Ian Millhiser, the extremely knowledgeable Supreme Court observer/analyst at the Center for American Progress, has some advice for the lawyers representing Gov. Pat McCrory and the other defenders of the state’s voter suppression law that the Fourth Circuit Court of Appeals struck down a couple of weeks ago. This is from his new post: “Is North Carolina Trying To Lose One Of The Biggest Voting Rights Cases In The Nation? They aren’t good at this”:
“Here’s some free advice to young lawyers just starting our their careers: if your client loses a case, and you want the Supreme Court to review it, you might want to actually bring the case to the justices’ attention.
The state of North Carolina appears not to have learned this lesson.”
Millhiser goes on to explain how the state has yet to actually seek a stay of the Fourth Circuit ruling from the Supreme Court, 17 days after the decision:
“So we’re now 17 days out from the appeals court’s decision striking down much of the voter suppression law, and the state still hasn’t sought a stay from the Supreme Court. That, alone, is an ill-advised practice for lawyers in this and similar cases. The entire point of a stay is that a party believes that a lower court’s order is so untenable that it cannot remain in effect until after it has been reviewed by a higher authority. It’s tough to make that claim when you can’t even be bothered to file your stay request in a timely manner.
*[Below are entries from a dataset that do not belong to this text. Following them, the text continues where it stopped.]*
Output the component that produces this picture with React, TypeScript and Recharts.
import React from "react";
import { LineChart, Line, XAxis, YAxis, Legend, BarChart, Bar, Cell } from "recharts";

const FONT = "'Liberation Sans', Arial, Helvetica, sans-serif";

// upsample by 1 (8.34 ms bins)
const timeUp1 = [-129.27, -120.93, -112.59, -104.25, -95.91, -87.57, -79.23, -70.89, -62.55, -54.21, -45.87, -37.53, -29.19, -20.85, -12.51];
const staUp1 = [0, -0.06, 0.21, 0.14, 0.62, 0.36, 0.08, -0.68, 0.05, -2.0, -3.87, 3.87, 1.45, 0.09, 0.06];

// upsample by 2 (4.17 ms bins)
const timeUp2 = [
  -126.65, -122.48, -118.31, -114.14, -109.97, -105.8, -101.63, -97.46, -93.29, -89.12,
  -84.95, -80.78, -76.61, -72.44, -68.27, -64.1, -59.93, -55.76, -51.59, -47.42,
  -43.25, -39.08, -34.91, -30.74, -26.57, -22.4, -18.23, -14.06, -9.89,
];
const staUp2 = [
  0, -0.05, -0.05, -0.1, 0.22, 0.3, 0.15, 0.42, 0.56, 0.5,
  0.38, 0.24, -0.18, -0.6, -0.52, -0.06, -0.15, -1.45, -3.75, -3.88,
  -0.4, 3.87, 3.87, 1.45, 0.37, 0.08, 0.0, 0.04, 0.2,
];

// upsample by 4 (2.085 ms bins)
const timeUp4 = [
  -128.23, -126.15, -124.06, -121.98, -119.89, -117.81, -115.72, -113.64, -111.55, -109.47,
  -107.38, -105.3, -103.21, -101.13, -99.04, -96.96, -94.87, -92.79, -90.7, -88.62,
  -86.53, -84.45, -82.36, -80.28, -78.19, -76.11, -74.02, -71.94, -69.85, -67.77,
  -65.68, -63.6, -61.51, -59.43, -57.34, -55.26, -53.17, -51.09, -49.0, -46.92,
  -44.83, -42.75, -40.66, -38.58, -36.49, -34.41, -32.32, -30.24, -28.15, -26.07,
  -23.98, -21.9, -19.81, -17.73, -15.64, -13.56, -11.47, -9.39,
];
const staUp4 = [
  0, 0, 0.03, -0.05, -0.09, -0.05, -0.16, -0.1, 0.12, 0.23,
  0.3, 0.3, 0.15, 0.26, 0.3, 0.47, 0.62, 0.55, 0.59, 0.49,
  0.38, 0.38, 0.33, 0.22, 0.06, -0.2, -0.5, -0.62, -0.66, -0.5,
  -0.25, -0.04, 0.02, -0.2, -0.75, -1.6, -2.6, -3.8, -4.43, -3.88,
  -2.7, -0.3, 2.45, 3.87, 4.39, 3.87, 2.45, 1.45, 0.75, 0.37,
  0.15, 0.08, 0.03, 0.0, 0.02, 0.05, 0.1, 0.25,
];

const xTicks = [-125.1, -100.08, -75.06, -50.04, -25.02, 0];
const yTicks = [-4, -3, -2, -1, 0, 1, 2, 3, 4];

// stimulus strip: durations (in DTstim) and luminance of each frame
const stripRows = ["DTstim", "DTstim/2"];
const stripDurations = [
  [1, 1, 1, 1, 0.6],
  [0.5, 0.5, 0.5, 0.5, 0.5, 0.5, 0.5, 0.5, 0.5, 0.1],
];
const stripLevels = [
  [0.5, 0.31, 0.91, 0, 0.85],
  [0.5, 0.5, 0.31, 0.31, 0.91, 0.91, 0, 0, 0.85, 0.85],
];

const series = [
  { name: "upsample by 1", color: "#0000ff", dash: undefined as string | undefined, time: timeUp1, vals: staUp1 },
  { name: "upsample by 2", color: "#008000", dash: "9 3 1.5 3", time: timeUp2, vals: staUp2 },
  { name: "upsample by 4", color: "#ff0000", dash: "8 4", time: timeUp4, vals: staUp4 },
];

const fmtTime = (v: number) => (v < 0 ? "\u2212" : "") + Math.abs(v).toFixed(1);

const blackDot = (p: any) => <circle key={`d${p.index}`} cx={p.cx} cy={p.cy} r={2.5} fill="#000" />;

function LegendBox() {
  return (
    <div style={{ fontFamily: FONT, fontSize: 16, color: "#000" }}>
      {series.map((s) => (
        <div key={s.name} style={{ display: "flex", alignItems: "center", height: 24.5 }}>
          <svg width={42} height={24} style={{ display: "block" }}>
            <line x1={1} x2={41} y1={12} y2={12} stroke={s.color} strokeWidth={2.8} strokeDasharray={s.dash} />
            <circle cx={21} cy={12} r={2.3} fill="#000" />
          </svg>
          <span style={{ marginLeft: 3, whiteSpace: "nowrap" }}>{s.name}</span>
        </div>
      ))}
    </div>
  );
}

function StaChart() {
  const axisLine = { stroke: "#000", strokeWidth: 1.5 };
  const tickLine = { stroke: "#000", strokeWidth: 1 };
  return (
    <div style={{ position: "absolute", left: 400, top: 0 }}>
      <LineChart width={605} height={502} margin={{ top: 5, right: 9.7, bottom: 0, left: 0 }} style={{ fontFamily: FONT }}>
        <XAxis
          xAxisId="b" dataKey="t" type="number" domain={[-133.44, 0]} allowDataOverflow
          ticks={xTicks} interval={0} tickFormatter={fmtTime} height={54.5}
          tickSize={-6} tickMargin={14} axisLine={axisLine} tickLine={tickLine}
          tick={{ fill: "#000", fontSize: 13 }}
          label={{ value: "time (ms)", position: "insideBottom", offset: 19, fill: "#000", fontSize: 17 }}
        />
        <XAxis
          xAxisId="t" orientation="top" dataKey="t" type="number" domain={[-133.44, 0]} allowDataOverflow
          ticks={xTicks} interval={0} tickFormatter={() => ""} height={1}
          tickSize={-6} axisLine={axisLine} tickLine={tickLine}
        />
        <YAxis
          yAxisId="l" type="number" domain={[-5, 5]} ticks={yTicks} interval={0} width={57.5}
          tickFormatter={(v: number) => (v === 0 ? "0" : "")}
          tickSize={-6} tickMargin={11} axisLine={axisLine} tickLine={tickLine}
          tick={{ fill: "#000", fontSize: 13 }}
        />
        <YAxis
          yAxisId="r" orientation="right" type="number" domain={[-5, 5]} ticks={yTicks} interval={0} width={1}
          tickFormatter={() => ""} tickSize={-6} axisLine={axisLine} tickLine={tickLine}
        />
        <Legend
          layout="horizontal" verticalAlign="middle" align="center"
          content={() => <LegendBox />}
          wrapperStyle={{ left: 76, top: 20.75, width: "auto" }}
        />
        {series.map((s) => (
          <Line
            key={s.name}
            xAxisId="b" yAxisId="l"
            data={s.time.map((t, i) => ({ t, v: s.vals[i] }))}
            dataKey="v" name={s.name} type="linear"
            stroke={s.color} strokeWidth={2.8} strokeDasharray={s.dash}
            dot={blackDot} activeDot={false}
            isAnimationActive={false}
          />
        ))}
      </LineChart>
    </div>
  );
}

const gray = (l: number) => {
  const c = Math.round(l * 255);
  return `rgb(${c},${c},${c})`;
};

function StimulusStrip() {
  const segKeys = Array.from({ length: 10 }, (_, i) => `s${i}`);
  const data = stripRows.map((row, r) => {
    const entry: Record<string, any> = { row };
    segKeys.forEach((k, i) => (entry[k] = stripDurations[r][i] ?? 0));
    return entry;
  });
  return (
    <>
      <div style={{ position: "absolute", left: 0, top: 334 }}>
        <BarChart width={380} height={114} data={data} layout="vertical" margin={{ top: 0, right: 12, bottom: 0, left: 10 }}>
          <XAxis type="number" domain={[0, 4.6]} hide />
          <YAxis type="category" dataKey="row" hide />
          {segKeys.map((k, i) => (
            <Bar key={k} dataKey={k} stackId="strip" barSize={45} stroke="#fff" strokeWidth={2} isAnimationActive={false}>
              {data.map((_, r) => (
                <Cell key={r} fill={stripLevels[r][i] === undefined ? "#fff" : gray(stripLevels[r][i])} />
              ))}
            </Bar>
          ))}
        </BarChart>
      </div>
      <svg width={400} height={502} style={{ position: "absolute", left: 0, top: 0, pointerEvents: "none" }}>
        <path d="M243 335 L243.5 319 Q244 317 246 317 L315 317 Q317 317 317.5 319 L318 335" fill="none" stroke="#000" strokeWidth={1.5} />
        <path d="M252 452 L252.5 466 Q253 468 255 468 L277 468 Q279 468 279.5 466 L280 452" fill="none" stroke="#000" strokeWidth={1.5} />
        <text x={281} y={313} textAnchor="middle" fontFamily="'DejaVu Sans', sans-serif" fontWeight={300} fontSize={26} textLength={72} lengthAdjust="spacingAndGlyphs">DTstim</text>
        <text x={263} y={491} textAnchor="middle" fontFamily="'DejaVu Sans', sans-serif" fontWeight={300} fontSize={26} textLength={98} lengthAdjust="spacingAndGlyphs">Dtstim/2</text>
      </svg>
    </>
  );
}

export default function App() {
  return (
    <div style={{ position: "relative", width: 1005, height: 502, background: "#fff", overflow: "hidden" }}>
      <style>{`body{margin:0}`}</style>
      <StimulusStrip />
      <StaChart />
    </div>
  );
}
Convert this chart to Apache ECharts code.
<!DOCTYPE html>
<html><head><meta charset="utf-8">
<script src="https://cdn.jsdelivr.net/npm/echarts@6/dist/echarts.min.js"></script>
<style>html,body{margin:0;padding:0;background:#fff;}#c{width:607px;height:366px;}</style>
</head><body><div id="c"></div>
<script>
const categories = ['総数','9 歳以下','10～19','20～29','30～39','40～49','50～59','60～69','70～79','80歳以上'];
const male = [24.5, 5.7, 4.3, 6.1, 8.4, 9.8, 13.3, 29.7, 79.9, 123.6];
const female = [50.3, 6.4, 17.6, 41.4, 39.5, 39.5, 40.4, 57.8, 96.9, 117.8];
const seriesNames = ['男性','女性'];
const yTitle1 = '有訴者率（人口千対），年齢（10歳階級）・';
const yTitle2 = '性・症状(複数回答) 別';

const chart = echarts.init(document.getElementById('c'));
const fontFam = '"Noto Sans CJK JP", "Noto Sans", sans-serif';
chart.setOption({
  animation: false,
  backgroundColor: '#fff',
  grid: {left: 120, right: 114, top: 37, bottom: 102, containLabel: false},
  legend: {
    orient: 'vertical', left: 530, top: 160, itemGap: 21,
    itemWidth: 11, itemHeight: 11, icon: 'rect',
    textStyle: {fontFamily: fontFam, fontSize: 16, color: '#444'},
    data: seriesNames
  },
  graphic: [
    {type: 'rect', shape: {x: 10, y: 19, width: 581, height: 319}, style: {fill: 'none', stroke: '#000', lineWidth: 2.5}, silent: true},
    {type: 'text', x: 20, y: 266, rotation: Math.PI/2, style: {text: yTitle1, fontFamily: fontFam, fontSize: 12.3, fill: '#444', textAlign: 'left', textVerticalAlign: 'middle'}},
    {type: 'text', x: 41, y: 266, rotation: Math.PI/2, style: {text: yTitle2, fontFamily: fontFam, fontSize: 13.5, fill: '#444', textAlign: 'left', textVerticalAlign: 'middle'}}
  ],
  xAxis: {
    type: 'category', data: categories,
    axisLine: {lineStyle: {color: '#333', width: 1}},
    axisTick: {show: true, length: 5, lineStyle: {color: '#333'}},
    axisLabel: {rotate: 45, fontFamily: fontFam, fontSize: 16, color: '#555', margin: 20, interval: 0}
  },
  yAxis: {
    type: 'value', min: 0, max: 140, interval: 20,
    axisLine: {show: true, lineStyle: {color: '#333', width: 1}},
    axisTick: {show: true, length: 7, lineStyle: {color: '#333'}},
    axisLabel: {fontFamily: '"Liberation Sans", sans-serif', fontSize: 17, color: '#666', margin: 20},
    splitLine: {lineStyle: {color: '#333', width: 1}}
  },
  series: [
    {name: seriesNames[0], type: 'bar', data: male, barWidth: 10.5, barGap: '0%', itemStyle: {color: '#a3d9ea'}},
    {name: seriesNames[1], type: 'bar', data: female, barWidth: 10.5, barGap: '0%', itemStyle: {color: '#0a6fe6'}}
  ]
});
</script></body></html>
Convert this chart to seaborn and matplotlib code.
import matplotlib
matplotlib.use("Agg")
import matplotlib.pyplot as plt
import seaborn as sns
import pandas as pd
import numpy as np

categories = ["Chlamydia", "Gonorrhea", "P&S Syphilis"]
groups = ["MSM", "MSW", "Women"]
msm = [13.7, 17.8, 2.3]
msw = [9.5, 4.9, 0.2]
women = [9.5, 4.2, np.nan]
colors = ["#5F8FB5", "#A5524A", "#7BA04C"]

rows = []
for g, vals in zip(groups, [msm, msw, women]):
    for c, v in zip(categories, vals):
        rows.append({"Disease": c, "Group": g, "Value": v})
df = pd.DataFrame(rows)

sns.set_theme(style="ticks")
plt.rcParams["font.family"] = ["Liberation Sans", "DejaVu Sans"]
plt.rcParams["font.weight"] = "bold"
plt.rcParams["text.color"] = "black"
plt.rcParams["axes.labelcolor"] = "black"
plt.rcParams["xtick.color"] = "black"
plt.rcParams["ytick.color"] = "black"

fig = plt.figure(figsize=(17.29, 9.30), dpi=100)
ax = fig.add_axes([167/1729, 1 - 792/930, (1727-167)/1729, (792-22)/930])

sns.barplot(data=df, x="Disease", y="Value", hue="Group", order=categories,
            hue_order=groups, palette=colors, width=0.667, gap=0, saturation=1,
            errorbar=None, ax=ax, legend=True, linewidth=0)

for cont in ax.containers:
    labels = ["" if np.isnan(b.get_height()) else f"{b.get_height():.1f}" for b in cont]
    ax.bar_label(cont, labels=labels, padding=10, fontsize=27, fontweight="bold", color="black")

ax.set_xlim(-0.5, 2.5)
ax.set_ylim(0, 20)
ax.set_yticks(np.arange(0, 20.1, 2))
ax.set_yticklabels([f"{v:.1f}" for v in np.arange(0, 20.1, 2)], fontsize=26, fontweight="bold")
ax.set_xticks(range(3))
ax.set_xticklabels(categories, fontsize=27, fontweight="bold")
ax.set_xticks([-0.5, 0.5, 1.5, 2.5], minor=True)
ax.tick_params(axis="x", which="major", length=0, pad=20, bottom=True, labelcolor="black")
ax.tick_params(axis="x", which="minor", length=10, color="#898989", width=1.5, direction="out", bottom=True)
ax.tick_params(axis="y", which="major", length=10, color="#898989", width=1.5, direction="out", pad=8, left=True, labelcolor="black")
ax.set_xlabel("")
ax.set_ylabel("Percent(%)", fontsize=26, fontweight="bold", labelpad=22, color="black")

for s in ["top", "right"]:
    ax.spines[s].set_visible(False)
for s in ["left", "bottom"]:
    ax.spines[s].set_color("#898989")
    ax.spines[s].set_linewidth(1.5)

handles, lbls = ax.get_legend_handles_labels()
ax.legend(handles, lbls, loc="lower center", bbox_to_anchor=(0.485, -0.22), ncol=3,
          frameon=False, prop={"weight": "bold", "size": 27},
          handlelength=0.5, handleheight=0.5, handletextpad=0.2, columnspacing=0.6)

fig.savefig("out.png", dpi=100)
This principle is especially true in a voting rights case. At least before conservatives lost their majority on the Supreme Court, the justices were reluctant to disturb a state’s election law as an election drew nigh.
…The state’s delay, moreover, is only the latest blunder by a state that, at times, has seemed to be trying to lose a court challenge to its voter suppression law….
It’s as if these lawmakers were trying to get caught. After more than a decade subject to a conservative Roberts Court majority, voting rights are weaker today than they’ve been at any point since Jim Crow. But even some of the Court’s conservative members are likely to draw the line at a law that intentionally targets black voters. Slipping a voter suppression law past a judge like Chief Justice John Roberts is not hard, but North Carolina even managed to defy Roberts’ simplistic adage that ‘the way to stop discrimination on the basis of race is to stop discriminating on the basis of race.’
It should be noted that the four conservative justices have shown a great deal of skepticism towards voting rights cases in the past. And a recent vote cast by left-of-center Justice Stephen Breyer at least raises a small doubt about whether he is as reliable a liberal vote as voting rights advocates hope he will be in this case. The smart money is on North Carolina losing this case, but nothing is a sure thing until it is over.
Nevertheless, the state appears to be doing everything in its power to eliminate whatever small chance it once had of prevailing.”